Intervenção de António Filipe na Assembleia de República

As políticas europeias e nacionais que conduzem ao empobrecimento

Sr.ª Presidente,
Sr. Deputado João Soares,
Estava a ouvi-lo a interrogar sobre que Europa é esta — a Europa que, nas suas próprias palavras, nos condena a uma austeridade que está a ter consequências sociais e económicas dramáticas e a conduzir a enormes tragédias sociais — e estava a pensar: se eu ou algum camarada da minha bancada, há uns tempos, chegássemos àquela tribuna e interrogássemos sobre que Europa é esta, o que é o Sr. Deputado não diria de nós. Diria: «Lá estão eles, os antieuropeístas, os que não gostam da Europa, os que são contra a Europa». Podemos dizer que, em certa medida, estamos vingados. Os senhores já reconhecem, ou seja, começam a reconhecer as consequências que este processo de integração europeia tem tido para Portugal.
O Sr. Deputado pergunta muito bem quando diz «que Europa é esta?». Simplesmente, esta Europa é aquela que os senhores, os partidos socialistas e os partidos do Partido Popular Europeu, aqui representado pelo PSD e pelo CDS, construíram, que endeusaram e vituperavam todos aqueles que tivessem uma interrogação que fosse acerca dos caminhos que esta Europa estava a seguir.
É bom que reconheçam agora, ainda que tardiamente, olhando para nós: «Os senhores, afinal, tinham razão quando alertavam para as consequências a que este processo de construção europeia poderia conduzir».
Efetivamente, os senhores não podem pôr-se de fora deste processo. Diria que seria bom que os partidos socialistas, inclusivamente o Partido Socialista, em Portugal, fizessem o que dizem e não fizessem o que fazem quando têm a possibilidade de fazer, quando estão no Governo.
Lembro-me, há uns tempos, das grandes esperanças que os senhores depositavam na vitória do François Hollande, que diziam que ia mudar completamente a face da Europa e as políticas europeias. Não mudou absolutamente nada, nem na Europa, nem em França, e, Sr. Deputado, em França, se mudou, foi para pior, infelizmente!
Depois, tinham esperança na eleição alemã, no sentido em que, finalmente, a Sr.ª Merkel iria — permita-se-me a expressão — ser posta na ordem e as coisas iam mudar de rumo. Não mudaram! Está o SPD no governo com a Sr.ª Merkel. O que é que mudou na política da Alemanha em relação à Europa? Não mudou rigorosamente nada, Sr. Deputado!
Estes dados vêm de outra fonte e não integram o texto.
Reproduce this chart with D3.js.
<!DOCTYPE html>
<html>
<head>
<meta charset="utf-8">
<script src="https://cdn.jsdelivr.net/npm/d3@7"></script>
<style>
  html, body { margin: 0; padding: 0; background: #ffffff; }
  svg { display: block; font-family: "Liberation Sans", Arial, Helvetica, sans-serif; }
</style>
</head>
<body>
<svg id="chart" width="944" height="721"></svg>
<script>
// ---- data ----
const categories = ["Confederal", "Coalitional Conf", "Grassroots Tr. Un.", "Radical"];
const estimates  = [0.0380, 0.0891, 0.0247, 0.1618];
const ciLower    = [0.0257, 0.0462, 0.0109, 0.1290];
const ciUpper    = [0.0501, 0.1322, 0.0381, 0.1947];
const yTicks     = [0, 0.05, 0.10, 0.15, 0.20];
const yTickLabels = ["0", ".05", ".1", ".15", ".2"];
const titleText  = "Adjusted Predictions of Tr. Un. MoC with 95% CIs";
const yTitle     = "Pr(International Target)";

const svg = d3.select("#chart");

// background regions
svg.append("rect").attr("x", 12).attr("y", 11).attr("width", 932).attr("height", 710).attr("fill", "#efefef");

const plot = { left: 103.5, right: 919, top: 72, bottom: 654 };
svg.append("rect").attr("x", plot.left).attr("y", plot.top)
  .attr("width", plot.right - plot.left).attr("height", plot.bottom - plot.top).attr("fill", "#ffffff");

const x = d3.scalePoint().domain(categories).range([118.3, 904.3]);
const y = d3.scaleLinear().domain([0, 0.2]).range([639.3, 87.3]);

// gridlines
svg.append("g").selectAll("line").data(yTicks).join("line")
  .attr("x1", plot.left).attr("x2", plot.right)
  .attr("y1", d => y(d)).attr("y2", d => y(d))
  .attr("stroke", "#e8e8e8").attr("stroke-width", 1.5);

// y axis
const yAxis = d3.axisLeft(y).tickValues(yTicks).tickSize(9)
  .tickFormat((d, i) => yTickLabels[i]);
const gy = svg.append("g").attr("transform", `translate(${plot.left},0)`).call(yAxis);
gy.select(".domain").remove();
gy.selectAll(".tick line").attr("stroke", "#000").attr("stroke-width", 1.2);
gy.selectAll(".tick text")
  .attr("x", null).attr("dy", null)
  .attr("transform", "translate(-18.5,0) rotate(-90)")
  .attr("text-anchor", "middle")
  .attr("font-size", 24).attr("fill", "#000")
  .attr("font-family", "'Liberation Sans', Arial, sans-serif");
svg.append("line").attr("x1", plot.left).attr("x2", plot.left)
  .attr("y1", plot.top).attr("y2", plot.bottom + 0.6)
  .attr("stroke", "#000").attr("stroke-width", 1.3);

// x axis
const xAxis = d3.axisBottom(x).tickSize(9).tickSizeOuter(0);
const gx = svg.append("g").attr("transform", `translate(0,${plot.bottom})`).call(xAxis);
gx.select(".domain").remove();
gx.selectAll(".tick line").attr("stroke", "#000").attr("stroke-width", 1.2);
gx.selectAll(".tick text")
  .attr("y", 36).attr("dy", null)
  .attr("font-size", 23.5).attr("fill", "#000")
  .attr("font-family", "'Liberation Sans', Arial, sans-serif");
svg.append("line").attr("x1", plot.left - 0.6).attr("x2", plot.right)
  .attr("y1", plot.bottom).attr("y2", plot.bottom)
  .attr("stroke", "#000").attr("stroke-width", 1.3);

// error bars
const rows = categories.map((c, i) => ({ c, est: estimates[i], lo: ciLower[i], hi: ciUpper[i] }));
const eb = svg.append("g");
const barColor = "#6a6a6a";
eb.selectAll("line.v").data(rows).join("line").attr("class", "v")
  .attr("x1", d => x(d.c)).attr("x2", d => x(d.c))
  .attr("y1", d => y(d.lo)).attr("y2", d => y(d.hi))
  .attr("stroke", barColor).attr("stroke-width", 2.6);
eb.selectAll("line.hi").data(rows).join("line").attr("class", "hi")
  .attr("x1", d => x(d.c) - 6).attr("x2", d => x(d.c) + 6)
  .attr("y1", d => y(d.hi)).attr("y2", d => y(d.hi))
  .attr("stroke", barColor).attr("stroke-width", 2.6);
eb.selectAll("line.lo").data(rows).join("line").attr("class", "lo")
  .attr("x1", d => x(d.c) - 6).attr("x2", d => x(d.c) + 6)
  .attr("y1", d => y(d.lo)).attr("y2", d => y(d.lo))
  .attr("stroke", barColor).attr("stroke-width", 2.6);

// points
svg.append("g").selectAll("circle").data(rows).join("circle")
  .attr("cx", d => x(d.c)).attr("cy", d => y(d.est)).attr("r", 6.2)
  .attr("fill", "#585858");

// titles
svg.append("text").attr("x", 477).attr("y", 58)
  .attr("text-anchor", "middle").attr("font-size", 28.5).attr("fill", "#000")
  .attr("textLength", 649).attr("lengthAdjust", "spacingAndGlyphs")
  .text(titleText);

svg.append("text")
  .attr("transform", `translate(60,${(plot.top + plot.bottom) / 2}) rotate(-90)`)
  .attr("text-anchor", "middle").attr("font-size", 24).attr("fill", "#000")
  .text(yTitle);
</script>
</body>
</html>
Portanto, quando o Sr. Deputado diz que há duas visões opostas sobre a Europa, há sim, Sr. Deputado, mas a oposição não é entre os partidos socialistas e sociais-democratas e os partidos do Partido Popular Europeu.
As duas visões que há sobre a Europa são daqueles que, como nós, entendem que devemos estar na Europa para defender os interesses de Portugal, do povo português e dos países economicamente mais frágeis da Europa, e daqueles que querem estar na Europa para fazer discursos muito piedosos a dizer que é preciso mudar muitas coisas, que o caminho que a Europa tem vindo a seguir é um caminho mau, mas, depois, na prática, absolvem as causas que conduziram a essa situação.
Termino com uma questão muito concreta, Sr. Deputado. O Partido Socialista aceitou o tratado orçamental nesta Assembleia e sabe as consequências que daí decorrem. Pergunto se os Srs. Deputados não acham que ao aceitarem este tratado orçamental, que condena à austeridade os povos da Europa, designadamente o povo português, não estão, no fundo, a dar razão à conceção exposta pelo Sr. Presidente da República, Aníbal Cavaco Silva, quando diz que estamos condenados a pelo menos mais 20 anos de austeridade.
O Sr. Deputado não acha que, ao aceitar o tratado orçamental, como aceitou, o Partido Socialista está a aceitar a condenação do povo português a uma brutal austeridade para as próximas duas décadas e meia?